Hive DDL,你真的了解吗?
Posted 若泽大数据
tags:
篇首语:本文由小常识网(cha138.com)小编为大家整理,主要介绍了Hive DDL,你真的了解吗?相关的知识,希望对你有一定的参考价值。
Hive架构图
Database
Hive中包含了多个数据库,默认的数据库为default,对应于HDFS目录是/user/hadoop/hive/warehouse,可以通过hive.metastore.warehouse.dir参数进行配置(hive-site.xml中配置)
Table
Hive中的表又分为内部表和外部表 ,Hive 中的每张表对应于HDFS上的一个目录,HDFS目录为:/user/hadoop/hive/warehouse/[databasename.db]/table
Partition
分区,每张表中可以加入一个分区或者多个,方便查询,提高效率;并且HDFS上会有对应的分区目录:
/user/hadoop/hive/warehouse/[databasename.db]/table
DDL(Data Definition Language)
Create Database
CREATE (DATABASE|SCHEMA) [IF NOT EXISTS] database_name
[COMMENT database_comment]
[LOCATION hdfs_path]
[WITH DBPROPERTIES (property_name=property_value, ...)];
IF NOT EXISTS:加上这句话代表判断数据库是否存在,不存在就会创建,存在就不会创建。
COMMENT:数据库的描述
WITH DBPROPERTIES:数据库的属性
Drop Database
DROP (DATABASE|SCHEMA) [IF EXISTS] database_name
[RESTRICT|CASCADE];
RESTRICT:默认是restrict,如果该数据库还有表存在则报错;
CASCADE:级联删除数据库(当数据库还有表时,级联删除表后在删除数据库)。
Alter Database
ALTER (DATABASE|SCHEMA) database_name SET DBPROPERTIES (property_name=property_value, ...); -- (Note: SCHEMA added in Hive 0.14.0)
ALTER (DATABASE|SCHEMA) database_name SET OWNER [USER|ROLE] user_or_role; -- (Note: Hive 0.13.0 and later; SCHEMA added in Hive 0.14.0)
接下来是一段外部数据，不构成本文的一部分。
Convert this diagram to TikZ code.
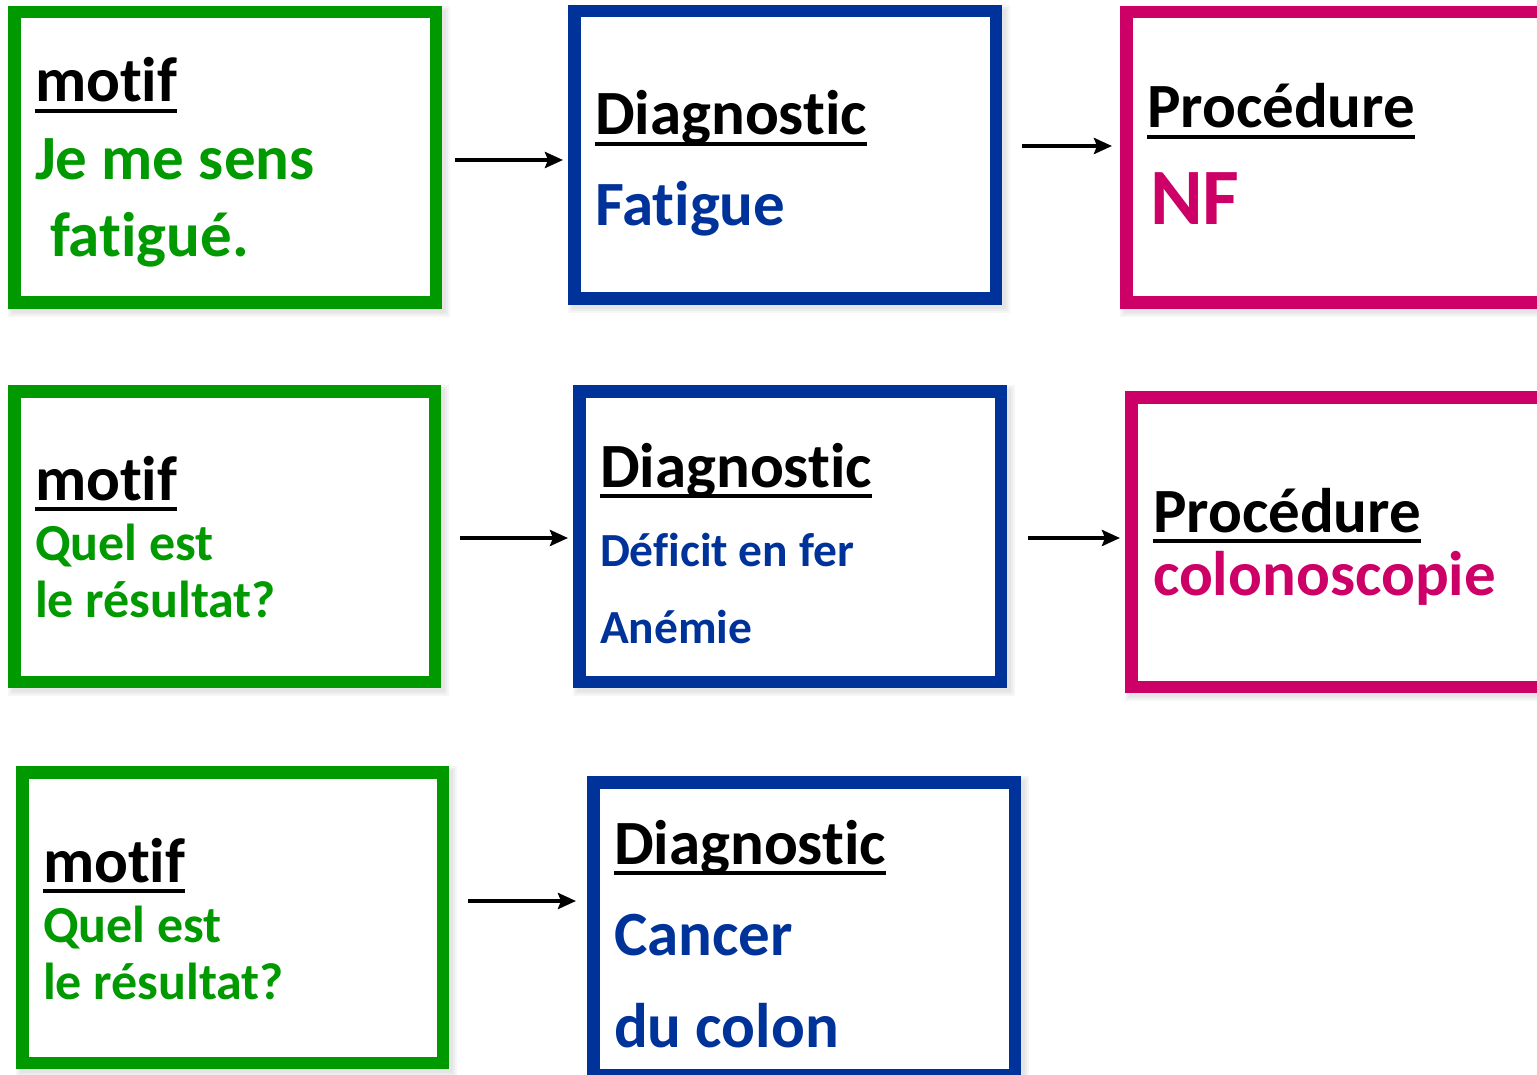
\documentclass[tikz,border=0pt]{standalone}
\usepackage{fontspec}
\setmainfont{Carlito}[RawFeature={-liga;-clig;-calt;-dlig;-rlig}]
\usetikzlibrary{arrows.meta,calc}

\definecolor{boxgreen}{RGB}{0,153,0}
\definecolor{boxblue}{RGB}{0,51,153}
\definecolor{boxpink}{RGB}{204,0,102}

% keeps t+i and f+i as separate glyphs
\newcommand\nolig{\kern0pt }

\tikzset{
  softshade/.style={
    preaction={draw=black, fill=black, opacity=0.035, line width=20pt,
               transform canvas={xshift=4pt,yshift=-4pt}},
    preaction={draw=black, fill=black, opacity=0.035, line width=16pt,
               transform canvas={xshift=4pt,yshift=-4pt}},
    preaction={draw=black, fill=black, opacity=0.035, line width=12pt,
               transform canvas={xshift=4pt,yshift=-4pt}}},
  frame/.style={draw=#1, line width=12.5pt, fill=white, inner sep=0pt, softshade},
  lbl/.style={anchor=base west, inner sep=0pt, outer sep=0pt},
  head/.style={lbl, text=black, font=\bfseries\fontsize{63}{63}\selectfont},
  body/.style={lbl, text=#1, font=\bfseries\fontsize{63}{63}\selectfont},
  mid/.style={lbl, text=#1, font=\bfseries\fontsize{52}{52}\selectfont},
  small/.style={lbl, text=#1, font=\bfseries\fontsize{47.5}{47.5}\selectfont},
  huge/.style={lbl, text=#1, font=\bfseries\fontsize{80}{80}\selectfont},
  uline/.style={draw=black, line width=4pt},
  arr/.style={draw=black, line width=4.5pt,
    -{Stealth[length=18pt,width=16pt,inset=3pt]}}
}

% framed box from its outer corners
\newcommand\cadre[6]{%
  \node[frame=#2, minimum width={#5-#3-12.5}, minimum height={#6-#4-12.5}]
    (#1) at ({(#3+#5)/2},{(#4+#6)/2}) {};}
% underline beneath a heading
\newcommand\souligne[1]{%
  \draw[uline] ([yshift=-9pt]#1.base west) -- ([yshift=-9pt]#1.base east);}
% horizontal connector at height y
\newcommand\fleche[5]{%
  \draw[arr, shorten <=#4pt, shorten >=#5pt] (#1.east |- 0,#3) -- (#2.west |- 0,#3);}

\begin{document}
\begin{tikzpicture}[x=1pt, y=-1pt]
  \useasboundingbox (0,0) rectangle (1537,1075);
  \clip (0,0) rectangle (1537,1075);

  % boxes
  \cadre{g1}{boxgreen}{8}{6}{442}{309}
  \cadre{b1}{boxblue}{568}{5}{1002}{305}
  \cadre{m1}{boxpink}{1120}{6}{1620}{309}

  \cadre{g2}{boxgreen}{8}{385}{441}{688}
  \cadre{b2}{boxblue}{573}{385}{1007}{688}
  \cadre{m2}{boxpink}{1125}{391}{1620}{693}

  \cadre{g3}{boxgreen}{16}{766}{449}{1069}
  \cadre{b3}{boxblue}{587}{776}{1021}{1081}

  % connectors
  \fleche{g1}{b1}{160}{13}{5}
  \fleche{b1}{m1}{146}{20}{8}
  \fleche{g2}{b2}{538}{19}{5}
  \fleche{b2}{m2}{538}{21}{5}
  \fleche{g3}{b3}{901}{19}{11}

  % row 1
  \node[head] (h11) at (35,102) {mot\nolig if};
  \node[body=boxgreen] (t111) at (35,180) {Je me sens};
  \node[body=boxgreen] (t112) at (50,257) {fat\nolig igué.};
  \node[head] (h12) at (595,135) {Diagnost\nolig ic};
  \node[body=boxblue] (t121) at (595,226) {Fat\nolig igue};
  \node[head] (h13) at (1147,128) {Procédure};
  \node[huge=boxpink] (t131) at (1150,225) {NF};
  \souligne{h11}\souligne{h12}\souligne{h13}

  % row 2
  \node[head] (h21) at (35,500) {mot\nolig if};
  \node[mid=boxgreen] (t211) at (35,560) {Quel est};
  \node[mid=boxgreen] (t212) at (35,617) {le résultat?};
  \node[head] (h22) at (600,487) {Diagnost\nolig ic};
  \node[small=boxblue] (t221) at (600,566) {Déf\nolig icit en fer};
  \node[small=boxblue] (t222) at (600,643) {Anémie};
  \node[head] (h23) at (1153,532) {Procédure};
  \node[body=boxpink] (t231) at (1153,595) {colonoscopie};
  \souligne{h21}\souligne{h22}\souligne{h23}

  % row 3
  \node[head] (h31) at (43,882) {mot\nolig if};
  \node[mid=boxgreen] (t311) at (43,942) {Quel est};
  \node[mid=boxgreen] (t312) at (43,999) {le résultat?};
  \node[head] (h32) at (614,864) {Diagnost\nolig ic};
  \node[body=boxblue] (t321) at (614,955) {Cancer};
  \node[body=boxblue] (t322) at (614,1047) {du colon};
  \souligne{h31}\souligne{h32}
\end{tikzpicture}
\end{document}
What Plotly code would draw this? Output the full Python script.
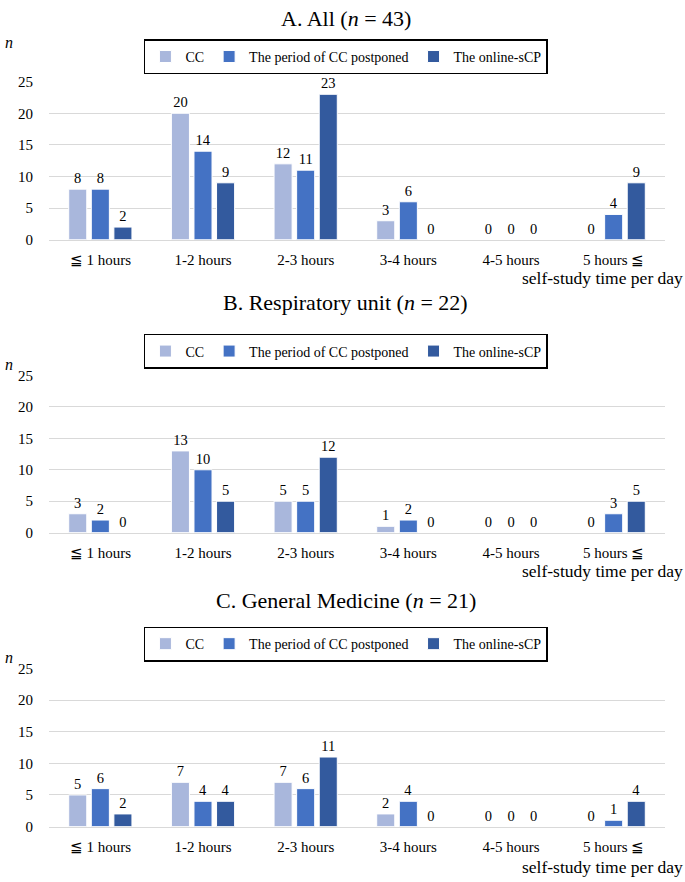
import plotly.graph_objects as go

categories = ["≦ 1 hours", "1-2 hours", "2-3 hours", "3-4 hours", "4-5 hours", "5 hours ≦"]
series_names = ["CC", "The period of CC postponed", "The online-sCP"]
colors = ["#A9B7DC", "#4472C4", "#335A9E"]

all_cc = [8, 20, 12, 3, 0, 0]
all_post = [8, 14, 11, 6, 0, 4]
all_online = [2, 9, 23, 0, 0, 9]

resp_cc = [3, 13, 5, 1, 0, 0]
resp_post = [2, 10, 5, 2, 0, 3]
resp_online = [0, 5, 12, 0, 0, 5]

gm_cc = [5, 7, 7, 2, 0, 0]
gm_post = [6, 4, 6, 4, 0, 1]
gm_online = [2, 4, 11, 0, 0, 4]

panel_titles = ["A. All (<i>n</i> = 43)", "B. Respiratory unit (<i>n</i> = 22)",
                "C. General Medicine (<i>n</i> = 21)"]
panels = [[all_cc, all_post, all_online], [resp_cc, resp_post, resp_online],
          [gm_cc, gm_post, gm_online]]

W, H = 685, 882
FONT = "Liberation Serif, Times New Roman, serif"

geo = [
    dict(top=75, bottom=236, title=11, leg=32, n=35, xl=275),
    dict(top=374.3, bottom=534.3, title=300, leg=332, n=363, xl=573),
    dict(top=672.7, bottom=833.7, title=603, leg=630, n=662, xl=875),
]

def py(p):
    return 1 - p / H

fig = go.Figure()
annotations = []
for i, (vals, g) in enumerate(zip(panels, geo)):
    ax = "" if i == 0 else str(i + 1)
    leg = "legend" if i == 0 else f"legend{i + 1}"
    for name, v, c in zip(series_names, vals, colors):
        fig.add_trace(go.Bar(
            x=categories, y=v, name=name, marker=dict(color=c, line=dict(color="white", width=1)),
            text=[str(t) for t in v], textposition="outside", cliponaxis=False,
            textfont=dict(family=FONT, size=14.5, color="black"),
            xaxis="x" + ax, yaxis="y" + ax, legend=leg,
        ))
    fig.layout["xaxis" + ax] = dict(
        domain=[49 / W, 665 / W], anchor="y" + ax, showline=True, linecolor="#D9D9D9",
        linewidth=1, ticks="outside", ticklen=6, tickcolor="rgba(0,0,0,0)",
        tickfont=dict(family=FONT, size=15, color="black"), showgrid=False,
    )
    fig.layout["yaxis" + ax] = dict(
        domain=[py(g["bottom"]), py(g["top"])], anchor="x" + ax, range=[0, 25],
        tickvals=[0, 5, 10, 15, 20, 25], showgrid=True, gridcolor="#D9D9D9", gridwidth=1,
        zeroline=False, ticks="outside", ticklen=12, tickcolor="rgba(0,0,0,0)",
        tickfont=dict(family=FONT, size=15, color="black"),
    )
    fig.layout[leg] = dict(
        orientation="h", x=0.505, xanchor="center", y=py(g["leg"]), yanchor="top",
        bordercolor="black", borderwidth=1.5, bgcolor="white",
        font=dict(family=FONT, size=14, color="black"), itemwidth=30, traceorder="normal",
    )
    annotations.append(dict(text=panel_titles[i], x=0.505, xref="paper", y=py(g["title"]),
                            yref="paper", yanchor="middle", showarrow=False,
                            font=dict(family=FONT, size=22, color="black")))
    annotations.append(dict(text="<i>n</i>", x=3 / W, xref="paper", xanchor="left",
                            y=py(g["n"]), yref="paper", yanchor="middle", showarrow=False,
                            font=dict(family=FONT, size=16, color="black")))
    annotations.append(dict(text="self-study time per day", x=1, xref="paper", xanchor="right",
                            y=py(g["xl"]), yref="paper", yanchor="middle", showarrow=False,
                            font=dict(family=FONT, size=17.5, color="black")))

fig.update_layout(
    width=W, height=H, margin=dict(l=0, r=0, t=0, b=0),
    paper_bgcolor="white", plot_bgcolor="white",
    barmode="group", bargap=0.34, bargroupgap=0.2,
    annotations=annotations, showlegend=True,
    font=dict(family=FONT, color="black"),
)
fig.write_html("out.html", config={"displayModeBar": False},
               post_script="document.body.style.margin='0';document.body.style.overflow='hidden';")
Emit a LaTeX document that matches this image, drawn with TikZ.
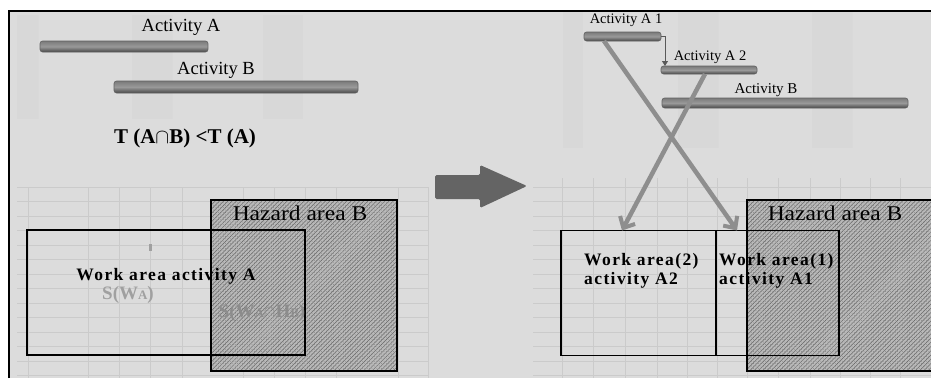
\documentclass[tikz,border=0pt]{standalone}
\usepackage{fontspec}
\setmainfont{Liberation Serif}
\usetikzlibrary{arrows.meta,patterns.meta,calc}
\definecolor{bg}{HTML}{DCDCDC}
\definecolor{gridc}{HTML}{CBCBCB}
\definecolor{blockc}{HTML}{646464}
\definecolor{arrg}{HTML}{8E8E8E}
\definecolor{txtg}{HTML}{A0A0A0}
\begin{document}
\begin{tikzpicture}[x=1pt,y=-1pt,
  gridline/.style={draw=gridc,line width=0.7pt},
  stipple/.style={fill=black!11,pattern={Dots[distance=2pt,radius=0.4pt]},pattern color=black!32},
  bar/.style={draw=black!62,line width=0.6pt,rounded corners=2.5pt,top color=black!52,bottom color=black!72,middle color=black!40,inner sep=0pt,outer sep=0pt},
  hazard/.style={draw=black,line width=1.4pt,inner sep=0pt,outer sep=0pt},
  hatch/.style={pattern={Lines[angle=45,distance=3pt,line width=0.5pt]},pattern color=black!58},
  speck/.style={pattern={Dots[distance=2.4pt,radius=0.3pt]},pattern color=black!65},
  workarea/.style={draw=black,line width=1.4pt,inner sep=0pt,outer sep=0pt},
  actlabel/.style={inner sep=0pt,font=\fontsize{18.5}{21}\selectfont},
  smalllabel/.style={inner sep=0pt,font=\fontsize{14.5}{16}\selectfont},
  hazlabel/.style={inner sep=0pt,text=black,font=\fontsize{21}{24}\selectfont},
  worklabel/.style={inner sep=0pt,font=\fontsize{17.5}{19}\selectfont\bfseries\addfontfeature{LetterSpace=8}},
  graylabel/.style={inner sep=0pt,text=txtg,font=\fontsize{19}{21}\selectfont\bfseries},
  bigarrow/.style={draw=arrg,line width=4.5pt,-{Straight Barb[length=9pt,width=17pt,line width=4pt]}},
  smallarr/.style={draw=black!65,line width=0.8pt,-{Triangle[length=5pt,width=6pt]}}
]
\useasboundingbox (0,0) rectangle (931,378);
\clip (0,0) rectangle (931,378);
% frame and background
\fill[white] (0,0) rectangle (931,378);
\fill[bg] (9,11) rectangle (931,378);
% grids
\foreach \x in {28,88,119,150,182,243,274,305,336,398,428}
  \draw[gridline] (\x,187) -- (\x,378);
\foreach \y in {187,201.5,...,378}
  \draw[gridline] (17,\y) -- (428,\y);
\foreach \x in {562,593,625,657,687,717,747,778,810,840,870,900}
  \draw[gridline] (\x,178) -- (\x,378);
\foreach \y in {187,201.5,...,378}
  \draw[gridline] (533,\y) -- (931,\y);
% stipple bands
\foreach \a/\b in {17/38,132/172,263/303}
  \fill[stipple] (\a,15) rectangle (\b,118);
\foreach \a/\b in {563/583,678/718,812/852}
  \fill[stipple] (\a,12) rectangle (\b,147);
% hazard areas
\node[hazard,fill=black!27,minimum width=186pt,minimum height=171pt] (hzL) at (304,285.5) {};
\fill[hatch] (hzL.north west) rectangle (hzL.south east);
\fill[speck] (hzL.north west) rectangle (hzL.south east);
\node[hazard,fill=black!27,minimum width=203pt,minimum height=171pt] (hzR) at (848.5,285.5) {};
\fill[hatch] (hzR.north west) rectangle (hzR.south east);
\fill[speck] (hzR.north west) rectangle (hzR.south east);
\draw[line width=1.4pt] (hzL.north west) rectangle (hzL.south east);
\draw[line width=1.4pt] (hzR.north west) rectangle (hzR.south east);
\node[hazlabel] (hzLt) at (300,213) {\scalebox{1.12}[1]{Hazard area B}};
\node[hazlabel] (hzRt) at (835,213) {\scalebox{1.12}[1]{Hazard area B}};
% work areas
\node[workarea,minimum width=278pt,minimum height=125pt] (waL) at (166,292.5) {};
\node[workarea,minimum width=155pt,minimum height=125pt] (wa2) at (638.5,293) {};
\node[workarea,minimum width=123pt,minimum height=125pt] (wa1) at (777.5,293) {};
\fill[txtg] (149,244) rectangle (152,251);
% left texts
\node[actlabel] (labA) at (181,27) {Activity A};
\node[bar,minimum width=168pt,minimum height=11pt] (barA) at (124,46.5) {};
\node[actlabel] (labB) at (216,70) {Activity B};
\node[bar,minimum width=244pt,minimum height=12pt] (barB) at (236,87) {};
\node[inner sep=0pt,font=\fontsize{21}{24}\selectfont\bfseries] (labT) at (185,138) {T (A$\mathbf{\cap}$B) <T (A)};
\node[worklabel] (waLt) at (166,276) {Work area activity A};
\node[graylabel] (sW) at (128,295) {S(W{\fontsize{13}{14}\selectfont A})};
\node[graylabel,text=black!45] (sWH) at (262,313) {S(W{\fontsize{13}{14}\selectfont A}$\cap$H{\fontsize{13}{14}\selectfont B})};
% right bars
\node[smalllabel] (labA1) at (626,20) {Activity A 1};
\node[bar,minimum width=77pt,minimum height=9pt] (barA1) at (622.5,36.5) {};
\node[smalllabel] (labA2) at (710,57) {Activity A 2};
\node[bar,minimum width=96pt,minimum height=8pt] (barA2) at (709,70) {};
\node[smalllabel,font=\fontsize{15}{16}\selectfont] (labBr) at (766,90) {Activity B};
\node[bar,minimum width=246pt,minimum height=10pt] (barBr) at (785,103) {};
\draw[smallarr] (barA1.east) -| ([xshift=4pt]barA2.north west);
% work area texts right
\node[worklabel,anchor=west,align=left] (wa2t) at (584,271) {Work area(2)\\[0pt]activity A2};
\node[worklabel,anchor=west,align=left] (wa1t) at (719,271) {Work area(1)\\[0pt]activity A1};
% connectors
\draw[bigarrow] ([xshift=20pt]barA1.south west) -- ([xshift=21pt]wa1.north west);
\draw[bigarrow] ([xshift=44pt]barA2.south west) -- ([xshift=61pt]wa2.north west);
% block arrow
\fill[blockc,rounded corners=1.5pt] (435,175) -- (480,175) -- (480,165) -- (527,186) -- (480,208) -- (480,199) -- (435,199) -- cycle;
% frame lines
\draw[line width=2.4pt] (9,378) -- (9,11) -- (931,11);
\end{tikzpicture}
\end{document}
ALTER (DATABASE|SCHEMA) database_name SET LOCATION hdfs_path; -- (Note: Hive 2.2.1, 2.4.0 and later)
Use Database
USE database_name;
USE DEFAULT;
Show Databases
SHOW (DATABASES|SCHEMAS) [LIKE 'identifier_with_wildcards'
“ | ”:可以选择其中一种
“[ ]”:可选项
LIKE ‘identifier_with_wildcards’:模糊查询数据库
Describe Database
DESCRIBE DATABASE [EXTENDED] db_name;
DESCRIBE DATABASE db_name:查看数据库的描述信息和文件目录位置路径信息;
EXTENDED:加上数据库键值对的属性信息。
hive> describe database default;
OK
default Default Hive database hdfs://hadoop1:9000/user/hive/warehouse public ROLE
Time taken: 0.065 seconds, Fetched: 1 row(s)
hive>
hive> describe database extended hive2;
OK
hive2 it is my database hdfs://hadoop1:9000/user/hive/warehouse/hive2.db hadoop USER {date=2018-08-08, creator=zhangsan}
Time taken: 0.135 seconds, Fetched: 1 row(s)
Create Table
CREATE [TEMPORARY] [EXTERNAL] TABLE [IF NOT EXISTS] [db_name.]table_name -- (Note: TEMPORARY available in Hive 0.14.0 and later)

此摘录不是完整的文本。